普通、彼女もしくは彼氏がどしょっぱいことをして失踪したら、探すにしても警察を使ったり、もっと手の込んだことをしないだろうか?
それに、逃げるにしても誰かの家に泊まるとかじゃなくて山籠りをするとか、どこか誰も親戚・知り合いがいないところに逃げて、人生の再スタートを考えないかな?それこそ田舎の温泉宿に住み込みで働くとか、住み込みの寮があるパチンコ屋とかに入り込まないかな?
まあ、それが考えつかない程アホで、甘ちゃんな主人公、と考えられなくはないんだけどね。

それと、逃げる原因もだいたいは主人公・菅原裕一がしでかしたことであって、罪と言われれば罪かもしれないけど、殺人とか麻薬取締法違反とか取り返しの付かないことじゃなくて、どれも取り返しがつく程度なんだよね。

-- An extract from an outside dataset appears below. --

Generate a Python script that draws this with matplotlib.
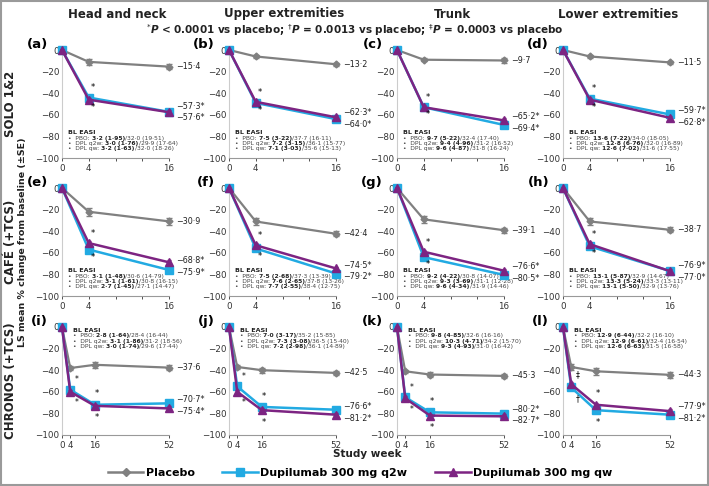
import matplotlib
matplotlib.use("Agg")
import matplotlib.pyplot as plt
from matplotlib.lines import Line2D
from matplotlib.patches import Rectangle

# kolory serii
C_PBO = "#808080"
C_Q2W = "#22aae2"
C_QW = "#7d2482"

regions = ["Head and neck", "Upper extremities", "Trunk", "Lower extremities"]
studies = ["SOLO 1&2", "CAFÉ (+TCS)", "CHRONOS (+TCS)"]
letters = ["abcd", "efgh", "ijkl"]

weeks_16 = [0, 4, 16]
weeks_52 = [0, 4, 16, 52]

# SOLO 1&2
pbo_solo = [[0, -11, -15.4], [0, -6, -13.2], [0, -9, -9.7], [0, -6, -11.5]]
q2w_solo = [[0, -44, -57.3], [0, -49, -64.0], [0, -53, -69.4], [0, -45, -59.7]]
qw_solo = [[0, -46, -57.6], [0, -48, -62.3], [0, -53, -65.2], [0, -46, -62.8]]
pbo_se_solo = [[0, 3.0, 2.0], [0, 1.5, 1.5], [0, 1.5, 2.0], [0, 1.5, 1.5]]

# CAFE
pbo_cafe = [[0, -22, -30.9], [0, -31, -42.4], [0, -29, -39.1], [0, -31, -38.7]]
q2w_cafe = [[0, -57, -75.9], [0, -56, -79.2], [0, -64, -80.5], [0, -54, -76.9]]
qw_cafe = [[0, -51, -68.8], [0, -53, -74.5], [0, -59, -76.6], [0, -52, -77.0]]
pbo_se_cafe = [[0, 3.5, 3.0], [0, 3.0, 2.5], [0, 3.0, 2.5], [0, 3.0, 2.5]]

# CHRONOS
pbo_chr = [[0, -38, -35, -37.6], [0, -37, -40, -42.5], [0, -41, -44, -45.3], [0, -37, -41, -44.3]]
q2w_chr = [[0, -58, -72, -70.7], [0, -55, -74, -76.6], [0, -65, -79, -80.2], [0, -56, -77, -81.2]]
qw_chr = [[0, -60, -73, -75.4], [0, -60, -77, -81.2], [0, -66, -82, -82.7], [0, -53, -72, -77.9]]
pbo_se_chr = [[0, 2.0, 3.0, 2.0], [0, 2.0, 2.5, 2.0], [0, 1.5, 2.0, 2.0], [0, 2.5, 3.0, 3.0]]

# BL EASI: (pogrubione, reszta) dla PBO, q2w, qw
bl_solo = [
    [("3·2 (1·95)", "32·0 (19·51)"), ("3·0 (1·76)", "29·9 (17·64)"), ("3·2 (1·63)", "32·0 (18·26)")],
    [("7·5 (3·22)", "37·7 (16·11)"), ("7·2 (3·15)", "36·1 (15·77)"), ("7·1 (3·03)", "35·6 (15·13)")],
    [("9·7 (5·22)", "32·4 (17·40)"), ("9·4 (4·96)", "31·2 (16·52)"), ("9·6 (4·87)", "31·8 (16·24)")],
    [("13·6 (7·22)", "34·0 (18·05)"), ("12·8 (6·76)", "32·0 (16·89)"), ("12·6 (7·02)", "31·6 (17·55)")],
]
bl_cafe = [
    [("3·1 (1·48)", "30·6 (14·79)"), ("3·1 (1·61)", "30·8 (16·15)"), ("2·7 (1·45)", "27·1 (14·47)")],
    [("7·5 (2·68)", "37·3 (13·39)"), ("7·6 (2·65)", "37·8 (13·26)"), ("7·7 (2·55)", "38·4 (12·75)")],
    [("9·2 (4·22)", "30·8 (14·07)"), ("9·3 (3·69)", "31·1 (12·28)"), ("9·6 (4·34)", "31·9 (14·46)")],
    [("13·1 (5·87)", "32·9 (14·67)"), ("13·3 (5·24)", "33·3 (13·11)"), ("13·1 (5·50)", "32·9 (13·76)")],
]
bl_chr = [
    [("2·8 (1·64)", "28·4 (16·44)"), ("3·1 (1·86)", "31·2 (18·56)"), ("3·0 (1·74)", "29·6 (17·44)")],
    [("7·0 (3·17)", "35·2 (15·85)"), ("7·3 (3·08)", "36·5 (15·40)"), ("7·2 (2·98)", "36·1 (14·89)")],
    [("9·8 (4·85)", "32·6 (16·16)"), ("10·3 (4·71)", "34·2 (15·70)"), ("9·3 (4·93)", "31·0 (16·42)")],
    [("12·9 (6·44)", "32·2 (16·10)"), ("12·9 (6·61)", "32·4 (16·54)"), ("12·6 (6·63)", "31·5 (16·58)")],
]
arm_names = ["PBO: ", "DPL q2w: ", "DPL qw: "]

# znaczniki istotnosci przy tyg. 4 (gora, dol)
sig_chr_w4 = [("*", "*"), ("*", "*"), ("*", "*"), ("‡", "†")]

data = [
    (weeks_16, pbo_solo, q2w_solo, qw_solo, pbo_se_solo, bl_solo),
    (weeks_16, pbo_cafe, q2w_cafe, qw_cafe, pbo_se_cafe, bl_cafe),
    (weeks_52, pbo_chr, q2w_chr, qw_chr, pbo_se_chr, bl_chr),
]


def fmt(v, star=False):
    s = f"{v:.1f}".replace(".", "·").replace("-", "−")
    return s + ("*" if star else "")


def bl_block(ax, bl, x0, y0, dy):
    ax.text(x0, y0, "BL EASI", transform=ax.transAxes, fontsize=4.6,
            fontweight="bold", color="#222222", va="center")
    for k in range(3):
        y = y0 - dy * (k + 1)
        t = ax.text(x0, y, "•  " + arm_names[k], transform=ax.transAxes,
                    fontsize=4.3, color="#444444", va="center")
        t = ax.annotate(bl[k][0], xy=(1, 0), xycoords=t, fontsize=4.3,
                        fontweight="bold", color="#222222", va="bottom")
        ax.annotate("/" + bl[k][1], xy=(1, 0), xycoords=t, fontsize=4.3,
                    color="#444444", va="bottom")


fig = plt.figure(figsize=(7.09, 4.86), dpi=100)
W, H = 709.0, 486.0
col_x = [62, 229, 397, 563]
row_top = [50, 188, 327]
ax_w, ax_h = 107, 108

for r in range(3):
    weeks, pbo, q2w, qw, pse, bl = data[r]
    xmax = weeks[-1]
    for c in range(4):
        ax = fig.add_axes([col_x[c] / W, 1 - (row_top[r] + ax_h) / H, ax_w / W, ax_h / H])
        ax.errorbar(weeks, pbo[c], yerr=pse[c], color=C_PBO, lw=1.6, marker="D",
                    ms=3.5, capsize=2, elinewidth=0.8, clip_on=False, zorder=3)
        ax.errorbar(weeks, q2w[c], yerr=[0] + [1.8] * (len(weeks) - 1), color=C_Q2W,
                    lw=1.8, marker="s", ms=5.5, capsize=1.5, elinewidth=0.7,
                    clip_on=False, zorder=4)
        ax.errorbar(weeks, qw[c], yerr=[0] + [1.8] * (len(weeks) - 1), color=C_QW,
                    lw=1.8, marker="^", ms=5.5, capsize=1.5, elinewidth=0.7,
                    clip_on=False, zorder=5)
        ax.set_xlim(0, xmax)
        ax.set_ylim(-100, 0)
        ax.set_yticks([0, -20, -40, -60, -80, -100])
        ax.set_yticklabels(["0", "−20", "−40", "−60", "−80", "−100"])
        if xmax == 16:
            ax.set_xticks([0, 4, 8, 12, 16])
            ax.set_xticklabels(["0", "4", "", "", "16"])
        else:
            ax.set_xticks([0, 4, 16, 52])
        ax.tick_params(labelsize=6.3, length=2, width=0.6, colors="#333333", pad=2)
        ax.tick_params(axis="y", length=0)
        for s in ["top", "right"]:
            ax.spines[s].set_visible(False)
        ax.spines["left"].set_color("#cccccc")
        ax.spines["bottom"].set_color("#999999")
        ax.spines["left"].set_linewidth(0.8)
        ax.spines["bottom"].set_linewidth(0.8)

        # etykiety koncowe
        xl = xmax * 1.07
        ax.text(xl, pbo[c][-1], fmt(pbo[c][-1]), fontsize=5.8, va="center",
                ha="left", color="#222222", clip_on=False)
        a, b = q2w[c][-1], qw[c][-1]
        mid = (a + b) / 2
        hi, lo = (a, b) if a >= b else (b, a)
        ax.text(xl, mid + 5.5, fmt(hi, True), fontsize=5.8, va="center",
                color="#222222", clip_on=False)
        ax.text(xl, mid - 5.5, fmt(lo, True), fontsize=5.8, va="center",
                color="#222222", clip_on=False)

        # gwiazdki
        top4 = max(q2w[c][1], qw[c][1])
        bot4 = min(q2w[c][1], qw[c][1])
        if r < 2:
            ax.text(4.6, top4 + 9, "*", fontsize=6, ha="center", va="center", zorder=6)
            ax.text(4.6, bot4 - 7, "*", fontsize=6, ha="center", va="center", zorder=6)
            bl_block(ax, bl[c], 0.06, 0.235, 0.05)
        else:
            up, dn = sig_chr_w4[c]
            ax.text(7, top4 + 9, up, fontsize=5.5, ha="center", va="center", zorder=6)
            ax.text(7, bot4 - 10, dn, fontsize=5.5, ha="center", va="center", zorder=6)
            top16 = max(q2w[c][2], qw[c][2])
            bot16 = min(q2w[c][2], qw[c][2])
            ax.text(17, top16 + 10, "*", fontsize=6, ha="center", va="center", zorder=6)
            ax.text(17, bot16 - 11, "*", fontsize=6, ha="center", va="center", zorder=6)
            bl_block(ax, bl[c], 0.1, 0.97, 0.05)

        ax.text(-0.13, 1.05, "(" + letters[r][c] + ")", transform=ax.transAxes,
                fontsize=9.5, fontweight="bold", ha="right", va="center")

# tytuly kolumn
for c in range(4):
    fig.text((col_x[c] + 55) / W, 1 - 14 / H, regions[c], fontsize=8.5,
             fontweight="bold", ha="center", va="center", color="#222222")
fig.text(355 / W, 1 - 30 / H,
         r"$^{*}\mathbfit{P}$ < 0.0001 vs placebo; $^{\dagger}\mathbfit{P}$ = 0.0013 vs placebo; "
         r"$^{\ddagger}\mathbfit{P}$ = 0.0003 vs placebo",
         fontsize=7.5, fontweight="bold", ha="center", va="center", color="#222222")

# opisy wierszy
row_mid = [row_top[r] + ax_h / 2 for r in range(3)]
for r in range(3):
    fig.text(11 / W, 1 - row_mid[r] / H, studies[r], rotation=90, fontsize=8.5,
             fontweight="bold", ha="center", va="center", color="#222222")
fig.text(23 / W, 1 - row_mid[1] / H, "LS mean % change from baseline (±SE)",
         rotation=90, fontsize=6.8, fontweight="bold", ha="center", va="center",
         color="#222222")
fig.text(367 / W, 1 - 454 / H, "Study week", fontsize=7.5, fontweight="bold",
         ha="center", va="center", color="#222222")

handles = [
    Line2D([], [], color=C_PBO, lw=1.8, marker="D", ms=4),
    Line2D([], [], color=C_Q2W, lw=1.8, marker="s", ms=5.5),
    Line2D([], [], color=C_QW, lw=1.8, marker="^", ms=5.5),
]
fig.legend(handles, ["Placebo", "Dupilumab 300 mg q2w", "Dupilumab 300 mg qw"],
           loc="center", bbox_to_anchor=(360 / W, 1 - 473 / H), ncol=3,
           frameon=False, handlelength=3.2, columnspacing=2.5, handletextpad=0.2,
           borderpad=0.0, prop={"size": 8, "weight": "bold"})

fig.patches.append(Rectangle((0.002, 0.003), 0.996, 0.994, transform=fig.transFigure,
                             fill=False, edgecolor="#9a9a9a", lw=1.5))

fig.savefig("out.png", dpi=100)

だからこそ、主人公の器が小ささが際立ちはするんだけど、絶望感に深みがない。というか、まるで小学生低学年レベルな話なんだよね。

そこん所、リアルじゃないなー、って思うほとんどのことを「映画だから」で済ませてしまうのももどかしい。後半にいきなり現れるトヨエツが演じる菅原裕一の父親も、10年ぶりに会った二人がいきなりお互いを認識出来るのかね?
まあ、そこからの展開はダメダメな二人が暮らす展開でナチュラルな「しくじり先生」で悪くない。

主人公の映画好きという部分と父親との思い出、雪降るクリスマス前後というシチュエーションが『素晴らしき哉、人生!』に被せてるのかな、というわかりやすい演出。

この映画の最大の不満点はズバリ、菅原裕一をKis-My-Ft2の藤ヶ谷 太輔にキャスティングしたことかな。やっぱりここはルックスが良くない方が情けなさにリアリティーが出る。トレンディエンジェルの斎藤とか三浦マイルド、塚本高史、宇野祥平など、まあ中年でなくても、ジャニタレにはしないでしょ。企画が藤ヶ谷 太輔ありきなのか?
どうやら、続編もあるみたいだし。

里美役の前田敦子は相変わらずの感情の昂りが凄く、らしさは出てる。

まあ、悪くはないんだけど期待ほどではなかった。
伝えたいことはわかるがもどかしい。
ダメ男・絶望映画のようで希望・さとし映画というのがね。
同じ舞台劇原作でダメ男がいっぱい出てくる昨年公開の『もっと超越した所へ。』みたいに演出、編集の練り込みはなかったかな。